Copy each line in the data that includes the word "this".

ENTRIES:
◇ ◇ ◇ ◇

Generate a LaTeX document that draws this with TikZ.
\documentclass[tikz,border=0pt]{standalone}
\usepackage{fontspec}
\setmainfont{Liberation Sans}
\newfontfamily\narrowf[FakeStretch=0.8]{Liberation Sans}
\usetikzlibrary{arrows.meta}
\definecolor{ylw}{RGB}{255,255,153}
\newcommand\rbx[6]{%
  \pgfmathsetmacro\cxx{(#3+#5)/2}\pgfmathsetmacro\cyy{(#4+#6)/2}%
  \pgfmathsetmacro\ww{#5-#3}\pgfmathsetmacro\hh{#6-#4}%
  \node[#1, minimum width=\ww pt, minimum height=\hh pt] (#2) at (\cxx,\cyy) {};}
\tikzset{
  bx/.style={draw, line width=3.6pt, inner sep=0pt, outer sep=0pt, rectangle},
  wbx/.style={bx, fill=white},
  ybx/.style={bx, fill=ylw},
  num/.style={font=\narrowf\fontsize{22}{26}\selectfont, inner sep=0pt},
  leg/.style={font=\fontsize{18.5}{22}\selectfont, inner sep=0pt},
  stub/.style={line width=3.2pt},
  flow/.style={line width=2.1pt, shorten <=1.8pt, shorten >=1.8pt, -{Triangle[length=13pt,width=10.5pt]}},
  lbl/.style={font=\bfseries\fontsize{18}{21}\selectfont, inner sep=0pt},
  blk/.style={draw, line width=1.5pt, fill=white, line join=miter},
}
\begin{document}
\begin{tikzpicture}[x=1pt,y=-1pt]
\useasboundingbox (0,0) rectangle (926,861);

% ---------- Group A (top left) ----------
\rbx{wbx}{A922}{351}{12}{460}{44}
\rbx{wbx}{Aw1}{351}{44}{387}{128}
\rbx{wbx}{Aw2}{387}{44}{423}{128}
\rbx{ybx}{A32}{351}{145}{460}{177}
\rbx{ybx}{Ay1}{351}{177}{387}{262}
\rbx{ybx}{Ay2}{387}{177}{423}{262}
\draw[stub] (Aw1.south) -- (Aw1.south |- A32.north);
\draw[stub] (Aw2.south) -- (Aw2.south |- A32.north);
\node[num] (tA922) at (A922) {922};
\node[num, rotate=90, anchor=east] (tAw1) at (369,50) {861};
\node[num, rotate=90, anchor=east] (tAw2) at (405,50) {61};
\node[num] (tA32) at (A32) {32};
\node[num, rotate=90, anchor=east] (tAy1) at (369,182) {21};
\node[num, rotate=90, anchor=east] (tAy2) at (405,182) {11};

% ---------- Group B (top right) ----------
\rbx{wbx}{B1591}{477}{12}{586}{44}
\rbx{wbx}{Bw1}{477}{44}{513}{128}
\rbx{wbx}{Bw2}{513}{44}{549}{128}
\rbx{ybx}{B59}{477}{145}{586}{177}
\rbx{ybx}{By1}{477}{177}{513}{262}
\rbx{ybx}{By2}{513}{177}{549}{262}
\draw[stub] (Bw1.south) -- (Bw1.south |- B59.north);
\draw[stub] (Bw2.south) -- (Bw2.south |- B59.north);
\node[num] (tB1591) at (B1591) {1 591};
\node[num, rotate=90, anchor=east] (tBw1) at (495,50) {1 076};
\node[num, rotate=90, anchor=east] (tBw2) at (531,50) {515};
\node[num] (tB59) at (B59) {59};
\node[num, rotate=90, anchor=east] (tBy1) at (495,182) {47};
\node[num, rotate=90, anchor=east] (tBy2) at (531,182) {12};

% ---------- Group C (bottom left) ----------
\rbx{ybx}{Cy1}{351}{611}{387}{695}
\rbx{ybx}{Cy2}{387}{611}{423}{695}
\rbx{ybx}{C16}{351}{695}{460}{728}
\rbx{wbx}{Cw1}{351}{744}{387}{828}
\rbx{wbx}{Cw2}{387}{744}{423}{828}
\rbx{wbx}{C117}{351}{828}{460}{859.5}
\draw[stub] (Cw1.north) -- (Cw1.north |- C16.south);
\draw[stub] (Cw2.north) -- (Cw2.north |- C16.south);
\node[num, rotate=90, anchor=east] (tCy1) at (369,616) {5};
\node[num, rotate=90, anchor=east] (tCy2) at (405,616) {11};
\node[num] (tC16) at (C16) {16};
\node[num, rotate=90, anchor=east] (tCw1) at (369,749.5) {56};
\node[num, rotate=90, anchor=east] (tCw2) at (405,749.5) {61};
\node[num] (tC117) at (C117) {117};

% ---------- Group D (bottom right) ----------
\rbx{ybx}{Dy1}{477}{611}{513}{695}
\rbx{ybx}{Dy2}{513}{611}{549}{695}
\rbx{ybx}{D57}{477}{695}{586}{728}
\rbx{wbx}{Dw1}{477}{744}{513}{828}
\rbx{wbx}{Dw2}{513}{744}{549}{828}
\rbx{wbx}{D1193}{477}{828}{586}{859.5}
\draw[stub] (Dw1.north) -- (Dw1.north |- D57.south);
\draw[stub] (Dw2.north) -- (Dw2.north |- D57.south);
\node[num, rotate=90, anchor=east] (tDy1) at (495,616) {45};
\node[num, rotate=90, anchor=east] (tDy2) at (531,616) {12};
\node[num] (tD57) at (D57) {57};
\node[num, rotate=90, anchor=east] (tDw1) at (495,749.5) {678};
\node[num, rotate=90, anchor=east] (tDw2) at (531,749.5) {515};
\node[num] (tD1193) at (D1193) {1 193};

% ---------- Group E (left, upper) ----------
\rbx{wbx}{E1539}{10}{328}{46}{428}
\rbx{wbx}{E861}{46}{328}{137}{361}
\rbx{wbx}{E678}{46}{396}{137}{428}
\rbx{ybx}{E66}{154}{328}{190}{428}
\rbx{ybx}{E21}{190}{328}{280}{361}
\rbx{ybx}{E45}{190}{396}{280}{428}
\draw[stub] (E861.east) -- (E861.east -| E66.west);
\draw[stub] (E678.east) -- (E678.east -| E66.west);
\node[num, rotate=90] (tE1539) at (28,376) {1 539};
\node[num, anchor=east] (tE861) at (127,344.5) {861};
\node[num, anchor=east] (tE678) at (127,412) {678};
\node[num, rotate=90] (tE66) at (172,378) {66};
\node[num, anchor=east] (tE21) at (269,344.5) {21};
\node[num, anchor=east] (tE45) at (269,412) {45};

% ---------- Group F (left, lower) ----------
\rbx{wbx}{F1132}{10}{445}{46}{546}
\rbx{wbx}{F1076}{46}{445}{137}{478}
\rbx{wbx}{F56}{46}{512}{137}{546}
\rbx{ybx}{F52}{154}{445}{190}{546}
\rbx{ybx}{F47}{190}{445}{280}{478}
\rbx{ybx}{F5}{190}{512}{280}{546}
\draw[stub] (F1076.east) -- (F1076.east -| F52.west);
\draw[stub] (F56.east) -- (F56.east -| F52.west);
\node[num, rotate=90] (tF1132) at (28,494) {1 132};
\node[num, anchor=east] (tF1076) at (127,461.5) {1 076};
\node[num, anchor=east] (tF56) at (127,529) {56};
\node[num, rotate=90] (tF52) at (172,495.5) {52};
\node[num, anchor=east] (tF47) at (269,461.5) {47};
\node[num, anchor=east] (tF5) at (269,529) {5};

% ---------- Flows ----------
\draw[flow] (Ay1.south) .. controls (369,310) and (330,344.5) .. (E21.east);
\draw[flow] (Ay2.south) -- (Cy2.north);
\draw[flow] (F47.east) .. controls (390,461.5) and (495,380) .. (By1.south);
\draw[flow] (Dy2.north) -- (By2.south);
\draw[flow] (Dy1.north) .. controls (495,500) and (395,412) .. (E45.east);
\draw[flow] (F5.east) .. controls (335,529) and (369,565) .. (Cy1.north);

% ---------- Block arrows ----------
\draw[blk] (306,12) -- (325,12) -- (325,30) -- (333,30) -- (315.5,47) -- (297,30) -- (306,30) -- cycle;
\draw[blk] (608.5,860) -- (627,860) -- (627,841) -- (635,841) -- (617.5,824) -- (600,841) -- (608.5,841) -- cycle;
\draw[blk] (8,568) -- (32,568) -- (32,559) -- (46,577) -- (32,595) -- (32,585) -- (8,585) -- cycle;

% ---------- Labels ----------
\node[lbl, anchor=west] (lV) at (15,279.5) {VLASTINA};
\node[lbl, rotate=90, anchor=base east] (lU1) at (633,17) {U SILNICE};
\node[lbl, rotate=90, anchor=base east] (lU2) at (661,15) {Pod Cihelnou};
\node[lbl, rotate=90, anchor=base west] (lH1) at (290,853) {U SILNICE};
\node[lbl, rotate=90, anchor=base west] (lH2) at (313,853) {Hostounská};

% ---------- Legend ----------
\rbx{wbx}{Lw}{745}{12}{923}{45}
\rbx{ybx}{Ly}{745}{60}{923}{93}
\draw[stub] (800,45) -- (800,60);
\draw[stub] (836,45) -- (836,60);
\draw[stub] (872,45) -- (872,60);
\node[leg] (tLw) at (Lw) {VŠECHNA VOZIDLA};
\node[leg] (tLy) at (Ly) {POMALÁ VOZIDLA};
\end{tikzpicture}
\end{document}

◇ ◇ ◇ ◇

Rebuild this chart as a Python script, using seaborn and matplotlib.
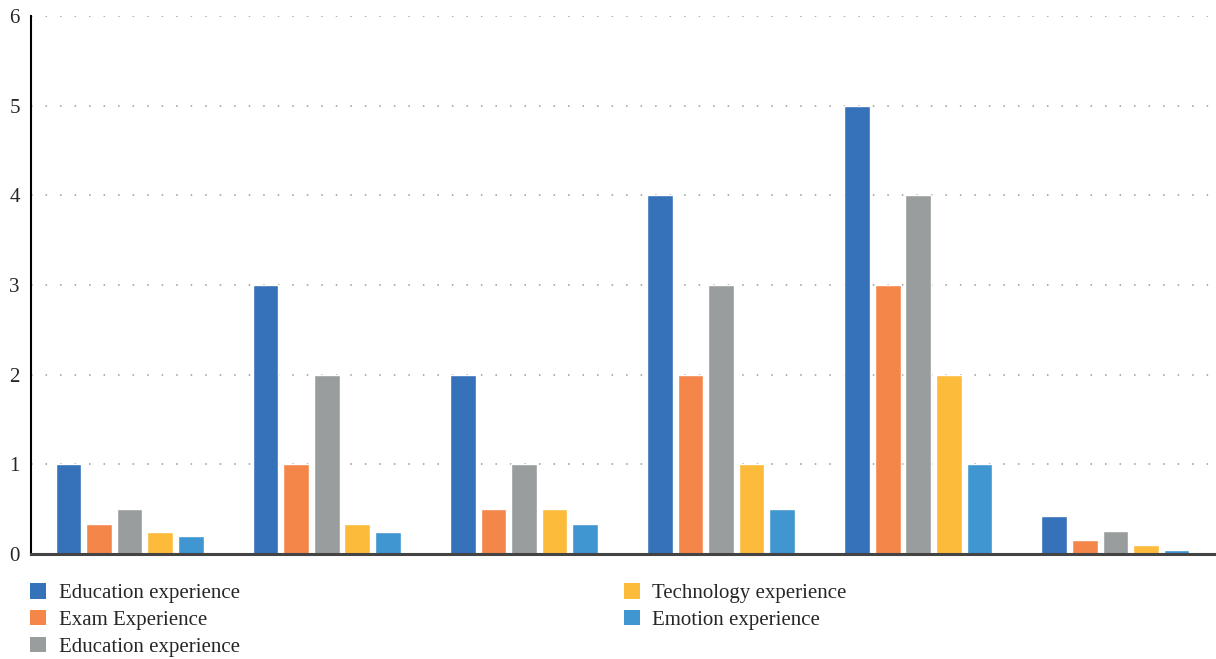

◇ ◇ ◇ ◇

REPLY:
Generate a LaTeX document that draws this with TikZ.
Rebuild this chart as a Python script, using seaborn and matplotlib.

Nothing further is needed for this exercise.